Roma, Montella:| Il suo metodo in 5 punti
Gli abbracci di Vincenzo Montella ai suoi ex compagni, spontanei e in pubblico, sono la sintesi del nuovo corso, appena iniziato, a Trigoria. La Roma si vuole bene ed è già qualcosa. La vittoria di Bologna si festeggia proprio come il gol segnato. Il gruppo che si ritrova e si riconosce in campo, l'allenatore che è l'ex centravanti della squadra di dieci anni fa e che si lega agli altri giocatori come se il tempo non fosse passato. Si danno del tu, perché sono tutti, o quasi, coetanei, perché si vedono tutti i giorni, o quasi, da anni. Ognuno sa limiti e pregi dell'altro, spigolature caratteriali e psicologiche. Il bluff, insomma, non regge nello spogliatoio dell'Aeroplanino. Qualche nuovo scontento c'è: scontate la delusione e la rabbia di Julio Sergio per l'improvviso accantonamento. Qualche rapporto mai decollato rimane: il feeling minimo tra Vucinic e Borriello che poco si sopportano. Sino a fine stagione, però, bisogna saper convivere senza individualismi e isterismi. Seguendo le linee guida del tecnico appena promosso. Che, dopo averle annunciate ai media e agli interessati, le ha messe subito in pratica. Con il sorriso.

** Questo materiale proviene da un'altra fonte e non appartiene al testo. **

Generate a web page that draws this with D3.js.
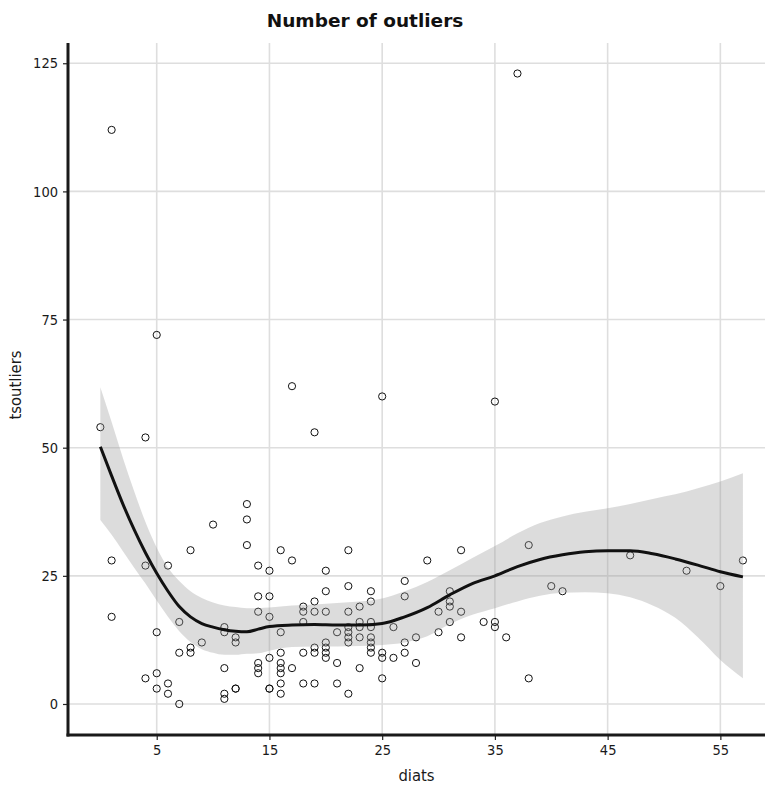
<!DOCTYPE html>
<html>
<head>
<meta charset="utf-8">
<script src="https://cdn.jsdelivr.net/npm/d3@7"></script>
<style>
  html, body { margin: 0; padding: 0; background: #fff; }
  svg { display: block; }
  text { font-family: "DejaVu Sans Condensed", "DejaVu Sans", sans-serif; font-stretch: condensed; }
</style>
</head>
<body>
<svg id="chart" width="765" height="785"></svg>
<script>
// ---- data ----
const diats = [0,1,1,1,4,4,4,5,5,5,5,6,6,6,7,7,7,8,8,8,9,10,11,11,11,11,11,12,12,12,12,13,13,13,14,14,14,14,14,14,15,15,15,15,15,15,16,16,16,16,16,16,16,16,17,17,17,18,18,18,18,18,19,19,19,19,19,19,20,20,20,20,20,20,20,21,21,21,22,22,22,22,22,22,22,22,23,23,23,23,23,24,24,24,24,24,24,24,24,25,25,25,25,26,26,27,27,27,27,28,28,29,30,30,31,31,31,31,32,32,32,34,35,35,35,36,37,38,38,40,41,47,52,55,57];
const tsoutliers = [54,112,28,17,52,27,5,72,14,6,3,27,4,2,16,10,0,30,11,10,12,35,15,14,7,2,1,13,12,3,3,39,36,31,27,21,18,8,7,6,26,21,17,9,3,3,30,14,10,8,7,6,4,2,62,28,7,19,18,16,10,4,53,20,18,11,10,4,26,22,18,12,11,10,9,14,8,4,30,23,18,15,14,13,12,2,19,16,15,13,7,22,20,16,15,13,12,11,10,60,10,9,5,15,9,24,21,12,10,13,8,28,18,14,22,20,19,16,30,18,13,16,59,16,15,13,123,31,5,23,22,29,26,23,28];

// smoother (fit and confidence band)
const fitX  = [0,1,2,3,4,5,6,7,8,9,10,11,12,13,14,15,17,19,21,23,25,27,29,31,33,35,37,39,41,43,45,47,49,51,53,55,57];
const fitY  = [50.2,44.5,39,34,29.5,25.5,22,19,17,15.7,15,14.5,14.2,14.1,14.6,15.1,15.4,15.5,15.4,15.4,15.7,17,18.8,21.3,23.5,25,26.8,28.2,29.1,29.7,29.9,29.9,29.3,28.3,27.1,25.8,24.8];
const fitLo = [35.9,33,29.8,26.6,23.5,20.2,17,14.2,12.1,10.7,10,9.6,9.6,9.8,9.9,10.4,11.1,11.2,11.2,11.3,11.5,12,13.2,15.6,17.4,18.7,20,21.1,21.7,21.8,21.6,20.8,19.2,16.8,13,8.6,5];
const fitHi = [61.8,55,48,41.5,35.5,30.5,26.6,24,22,20.7,19.8,19.2,18.9,18.7,18.7,18.8,19.2,19.4,19.7,20,20.6,22,23.8,26.1,28.5,30.8,33.3,35.3,36.6,37.5,38.2,39,40,40.9,42.1,43.4,45];

const xTicks = [5,15,25,35,45,55];
const yTicks = [0,25,50,75,100,125];

const titleText = "Number of outliers";
const xLabel = "diats";
const yLabel = "tsoutliers";

// ---- layout ----
const svg = d3.select("#chart");
const pL = 68, pR = 765, pT = 43, pB = 735;

const x = d3.scaleLinear().domain([-2.87, 58.96]).range([pL, pR]);
const y = d3.scaleLinear().domain([-6.05, 128.95]).range([pB, pT]);

// grid
const grid = svg.append("g");
grid.selectAll("line.vg").data(xTicks).join("line")
  .attr("x1", d => x(d)).attr("x2", d => x(d))
  .attr("y1", pT).attr("y2", pB)
  .attr("stroke", "#dedede").attr("stroke-width", 1.6);
grid.selectAll("line.hg").data(yTicks).join("line")
  .attr("y1", d => y(d)).attr("y2", d => y(d))
  .attr("x1", pL).attr("x2", pR)
  .attr("stroke", "#dedede").attr("stroke-width", 1.6);

// points
const pts = diats.map((d, i) => ({x: d, y: tsoutliers[i]}));
svg.append("g").selectAll("circle").data(pts).join("circle")
  .attr("cx", d => x(d.x)).attr("cy", d => y(d.y))
  .attr("r", 3.6)
  .attr("fill", "none")
  .attr("stroke", "#111")
  .attr("stroke-width", 1);

// band
const fit = fitX.map((d, i) => ({x: d, y: fitY[i], lo: fitLo[i], hi: fitHi[i]}));
const area = d3.area()
  .x(d => x(d.x)).y0(d => y(d.lo)).y1(d => y(d.hi))
  .curve(d3.curveMonotoneX);
svg.append("path").datum(fit)
  .attr("d", area)
  .attr("fill", "#9a9a9a")
  .attr("fill-opacity", 0.35);

const line = d3.line().x(d => x(d.x)).y(d => y(d.y)).curve(d3.curveMonotoneX);
svg.append("path").datum(fit)
  .attr("d", line)
  .attr("fill", "none")
  .attr("stroke", "#111")
  .attr("stroke-width", 3);

// axes
const xAxis = d3.axisBottom(x).tickValues(xTicks).tickSize(5).tickPadding(5).tickSizeOuter(0);
const yAxis = d3.axisLeft(y).tickValues(yTicks).tickSize(5).tickPadding(5).tickSizeOuter(0);

const gx = svg.append("g").attr("transform", `translate(0,${pB})`).call(xAxis);
const gy = svg.append("g").attr("transform", `translate(${pL},0)`).call(yAxis);
[gx, gy].forEach(g => {
  g.select(".domain").remove();
  g.selectAll(".tick line").attr("stroke", "#222").attr("stroke-width", 1.2);
  g.selectAll(".tick text").attr("fill", "#1a1a1a").style("font-size", "14.5px")
    .style("font-family", '"DejaVu Sans Condensed", "DejaVu Sans", sans-serif');
});

// spines
svg.append("line").attr("x1", pL).attr("x2", pL).attr("y1", pT).attr("y2", pB + 1.5)
  .attr("stroke", "#1a1a1a").attr("stroke-width", 3);
svg.append("line").attr("x1", pL - 1.5).attr("x2", pR).attr("y1", pB).attr("y2", pB)
  .attr("stroke", "#1a1a1a").attr("stroke-width", 3);

// labels
svg.append("text").attr("x", 365).attr("y", 27)
  .attr("text-anchor", "middle")
  .style("font-family", '"DejaVu Sans", sans-serif').style("font-stretch", "normal")
  .style("font-size", "18.5px").style("font-weight", "bold")
  .attr("fill", "#111").text(titleText);
svg.append("text").attr("x", (pL + pR) / 2).attr("y", 781)
  .attr("text-anchor", "middle").style("font-size", "16.5px").attr("fill", "#1a1a1a").text(xLabel);
svg.append("text").attr("transform", `translate(21,${(pT + pB) / 2 - 4}) rotate(-90)`)
  .attr("text-anchor", "middle").style("font-size", "16.5px").attr("fill", "#1a1a1a").text(yLabel);
</script>
</body>
</html>
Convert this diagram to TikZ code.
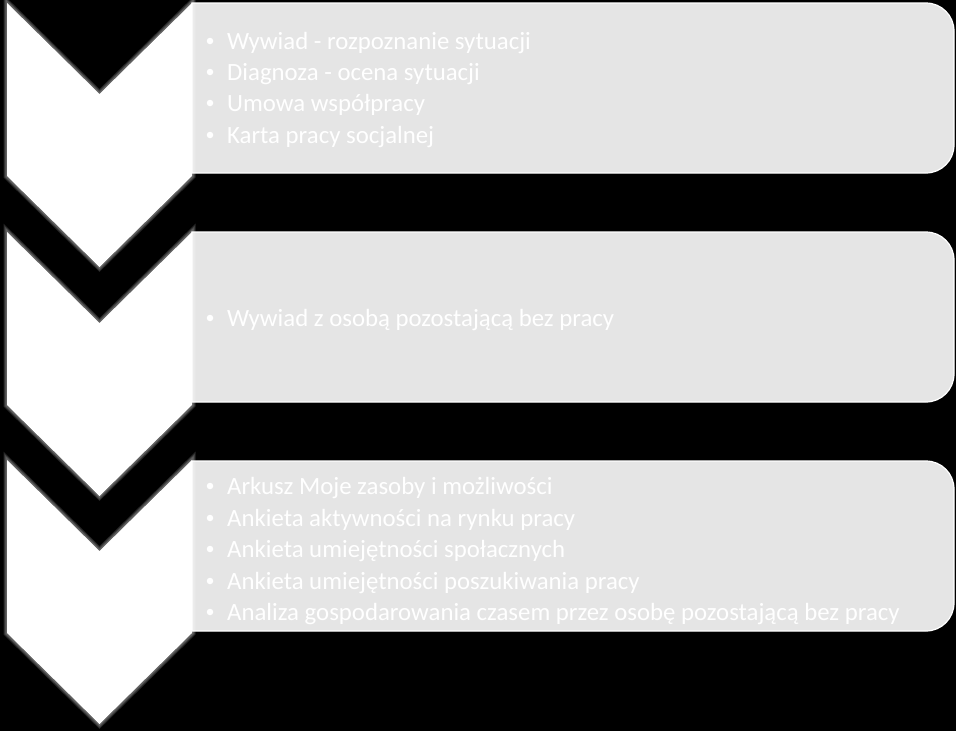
\documentclass[tikz,border=0pt]{standalone}
\usepackage{fontspec}
\setmainfont{Carlito}
\begin{document}
\begin{tikzpicture}[x=1pt,y=-1pt,
  chev/.style={fill=white},
  glow/.style={draw=white,line join=miter,opacity=0.15},
  panel/.style={fill=boxgray,draw=white,line width=1.2pt},
  item/.style={anchor=base west,inner sep=0pt,text=white,font=\fontsize{24.8}{29}\selectfont},
  bul/.style={circle,fill=white,inner sep=0pt,minimum size=6.5pt}]
\definecolor{boxgray}{HTML}{E5E5E5}
\useasboundingbox (0,0) rectangle (956,731);
\fill[black] (0,0) rectangle (956,731);
% panels
\foreach \t/\n in {3/p1,232/p2,461/p3}{
  \draw[panel] (192,\t) [rounded corners=28pt] -- (954,\t) -- (954,\t+170) [sharp corners] -- (192,\t+170) -- cycle;
}
% chevrons
\foreach \t/\n in {3/c1,232/c2,460/c3}{
  \foreach \w in {7,5,3}{
    \draw[glow,line width=\w pt] (7,\t) -- (99.5,\t+91) -- (192,\t) -- (192,\t+173) -- (99.5,\t+264) -- (7,\t+173) -- cycle;
  }
  \fill[chev] (7,\t) -- (99.5,\t+91) -- (192,\t) -- (192,\t+173) -- (99.5,\t+264) -- (7,\t+173) -- cycle;
}
% texts
\foreach \y/\txt [count=\i] in {49/{Wywiad - rozpoznanie sytuacji},80/{Diagnoza - ocena sytuacji},111/{Umowa współpracy},143/{Karta pracy socjalnej}}{
  \node[bul] (b1\i) at (210,\y-8) {};
  \node[item] (t1\i) at (227,\y) {\txt};
}
\node[bul] (b21) at (210,318) {};
\node[item] (t21) at (227,326) {Wywiad z osobą pozostającą bez pracy};
\foreach \y/\txt [count=\i] in {494/{Arkusz Moje zasoby i możliwości},526/{Ankieta aktywności na rynku pracy},557/{Ankieta umiejętności społacznych},589/{Ankieta umiejętności poszukiwania pracy},620/{Analiza gospodarowania czasem przez osobę pozostającą bez pracy}}{
  \node[bul] (b3\i) at (210,\y-8) {};
  \node[item] (t3\i) at (227,\y) {\txt};
}
\end{tikzpicture}
\end{document}
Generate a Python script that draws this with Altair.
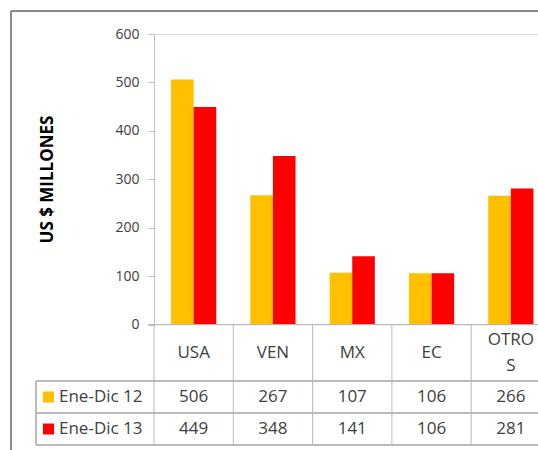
import altair as alt
import pandas as pd

# Values (US $ millions) by destination
categories = ["USA", "VEN", "MX", "EC", "OTROS"]
category_labels = ["USA", "VEN", "MX", "EC", "OTRO\nS"]
series = ["Ene-Dic 12", "Ene-Dic 13"]
ene_dic_12 = [506, 267, 107, 106, 266]
ene_dic_13 = [449, 348, 141, 106, 281]
colors = ["#FFC000", "#FF0000"]
y_ticks = [0, 100, 200, 300, 400, 500, 600]

FONT = "Open Sans"
TEXT = "#404040"
GRID = "#B8B8B8"
FRAME = "#8A8A8A"

W, H = 384, 290.5

long = pd.DataFrame(
    [{"category": c, "series": series[0], "value": v} for c, v in zip(categories, ene_dic_12)]
    + [{"category": c, "series": series[1], "value": v} for c, v in zip(categories, ene_dic_13)]
)
cats = pd.DataFrame({"category": categories, "label": category_labels})
cats["wrapped"] = cats["label"].str.contains("\n")
legend_df = pd.DataFrame({"series": series})

x_scale = alt.Scale(domain=categories, range=[0, 396.5], paddingInner=0, paddingOuter=0)
y_scale = alt.Scale(domain=[0, 600])
color_scale = alt.Scale(domain=series, range=colors)

bars = alt.Chart(long).mark_bar().encode(
    x=alt.X("category:N", scale=x_scale, axis=None),
    xOffset=alt.XOffset("series:N", scale=alt.Scale(domain=series, paddingInner=0, paddingOuter=0.754)),
    y=alt.Y(
        "value:Q",
        scale=y_scale,
        axis=alt.Axis(
            values=y_ticks,
            grid=False,
            domainColor="#BFBFBF",
            tickColor="#BFBFBF",
            tickSize=6,
            labelFont=FONT,
            labelFontSize=14,
            labelColor=TEXT,
            labelPadding=9,
            title="US $ MILLONES",
            titleFont=FONT,
            titleFontSize=17,
            titleFontWeight="bold",
            titleColor="#000000",
            titleAngle=270,
            titleX=-107,
            titleY=145,
            titleAlign="center",
            titleBaseline="middle",
        ),
    ),
    color=alt.Color("series:N", scale=color_scale, legend=None),
)

def hrule(y, x0, x1, color=GRID, width=1):
    return alt.Chart(cats).mark_rule(color=color, strokeWidth=width).encode(
        x=alt.value(x0), x2=alt.value(x1), y=alt.value(y)
    )

# Category axis line and data-table row lines
baseline = hrule(H, -6, W)
row_lines = [hrule(347, -118, W), hrule(379, -118, W), hrule(411, -118, W)]

# Column boundaries of the data table
col_lines = alt.Chart(cats).mark_rule(color=GRID).encode(
    x=alt.X("category:N", scale=x_scale, bandPosition=0, axis=None),
    y=alt.value(H),
    y2=alt.value(411),
)
left_edge = alt.Chart(cats).mark_rule(color=GRID).encode(
    x=alt.value(-118), y=alt.value(347), y2=alt.value(411)
)

# Category names (wrapped names start one half-line higher)
def cat_layer(wrapped, y):
    return alt.Chart(cats).transform_filter(
        alt.datum.wrapped if wrapped else ~alt.datum.wrapped
    ).mark_text(
        font=FONT, fontSize=17, color=TEXT, baseline="middle", lineBreak="\n", lineHeight=26
    ).encode(
        x=alt.X("category:N", scale=x_scale, axis=None),
        y=alt.value(y),
        text="label:N",
    )

cat_text = [cat_layer(False, 318.75), cat_layer(True, 305.75)]

# Values per series in the table rows, with their legend keys
value_layers = []
legend_layers = []
for s, row_y in zip(series, [363, 395]):
    value_layers.append(
        alt.Chart(long).transform_filter(alt.datum.series == s).mark_text(
            font=FONT, fontSize=17, color=TEXT, baseline="middle"
        ).encode(
            x=alt.X("category:N", scale=x_scale, axis=None),
            y=alt.value(row_y),
            text="value:Q",
        )
    )
    legend_layers.append(
        alt.Chart(legend_df).transform_filter(alt.datum.series == s).mark_square(
            size=121, opacity=1
        ).encode(
            x=alt.value(-105.5),
            y=alt.value(row_y),
            color=alt.Color("series:N", scale=color_scale, legend=None),
        )
    )
    legend_layers.append(
        alt.Chart(legend_df).transform_filter(alt.datum.series == s).mark_text(
            font=FONT, fontSize=17, color=TEXT, baseline="middle", align="left"
        ).encode(
            x=alt.value(-95),
            y=alt.value(row_y),
            text="series:N",
        )
    )

# Outer chart frame
frame_top = hrule(-23, -143, W, color=FRAME, width=2)
frame_left = alt.Chart(cats).mark_rule(color=FRAME, strokeWidth=2).encode(
    x=alt.value(-143), y=alt.value(-23), y2=alt.value(420)
)

chart = alt.layer(
    frame_top, frame_left,
    bars, baseline, *row_lines, col_lines, left_edge,
    *cat_text, *value_layers, *legend_layers,
).properties(
    width=W,
    height=H,
    autosize=alt.AutoSizeParams(type="none"),
    padding={"left": 154, "top": 34, "right": 0, "bottom": 125.5},
).configure_view(stroke=None).configure(background="white")

chart.save("out.html", embed_options={"renderer": "svg", "actions": False})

Eccole.
1) Il ritorno al 4-2-3-1. Per agevolare la lettura tattica di ogni incontro, Montella ha virato in modo netto sul vecchio sistema di gioco. Il preferito dal gruppo e dallo staff. Non ha misteri per nessuno, essendo stato utilizzato con successo nell'éra Spalletti. Il nuovo allenatore ha promesso anche piccole variazioni, magari in corsa. Ma senza mai stravolgere l'assetto per evitare confusione approssimazione. Meglio andare sul semplice, con i movimenti conosciuti meglio. Ovviamente con leggere modifiche, rispetto al passato spallettiano. Difesa addirittura più alta e squadra di conseguenza più corta, con reparti sempre vicinissimi, e terzini meno larghi sulle fasce, soprattutto in fase difensiva.
2) Ruoli definiti. Montella predica chiarezza sulla questione tattica. E si confronta con giocatori e collaboratori. Conosce così bene i suoi ex compagni che, se non in casi di assoluta emergenza, mai andrebbe a collocare in zone del campo a loro non congeniali. Era una cosa che, da calciatore, non sopportava. Basta pensare a Totti, nuovamente punta centrale, a Vucinic tornato esterno d'attacco, a Menez che si deve considerare innanzitutto l'alternativa al montenegrino e in qualche caso anche a Taddei, a Simplicio e Brighi trequartisti, in attesa di Perrotta, a De Rossi e Pizarro, coppia di mediani che torna a essere quella bocciata da Ranieri e che si divide i compiti, il primo assaltatore e interditore, il secondo regista e palleggiatore. Dietro, la difesa a quattro, poche alternative, in particolare sulle fasce. Con Riise che è da rigenerare.
3) Preparazione più aggressiva. Non è più quella del professor Capanna, blanda e conservativa, né quella esagerata di Spalletti e Baldini. Bertelli, su input di Montella, sceglie la via di mezzo. Ma l'intensità sale. E anche il ritmo cresce. E si ritorna in palestra. Marra, preparatore appena entrato nello staff, si dedicherà alle distanze brevi. Insomma c'è la ricerca della brillantezza, della velocità e, naturalmente, della tenuta.
4) Doni e Pizarro riabilitati. Montella ha voluto coinvolgere subito i due senatori. Considera il primo, lo ha detto anche dopo la gara vinta a Bologna, il più bravo dei suoi tre portieri. Forzandone il rientro, vuole far sentir nuovamente importante il secondo.
5) Serenità e dialogo. Finalmente, a Trigoria, si parla. Si discute, prima e dopo una seduta di lavoro. Si comunica. Si affrontano i problemi, a quattr'occhi o tutti insieme, senza più sotterrarli, negarli o ignorarli. Il lavoro è di squadra e non è solo una questione di tattica.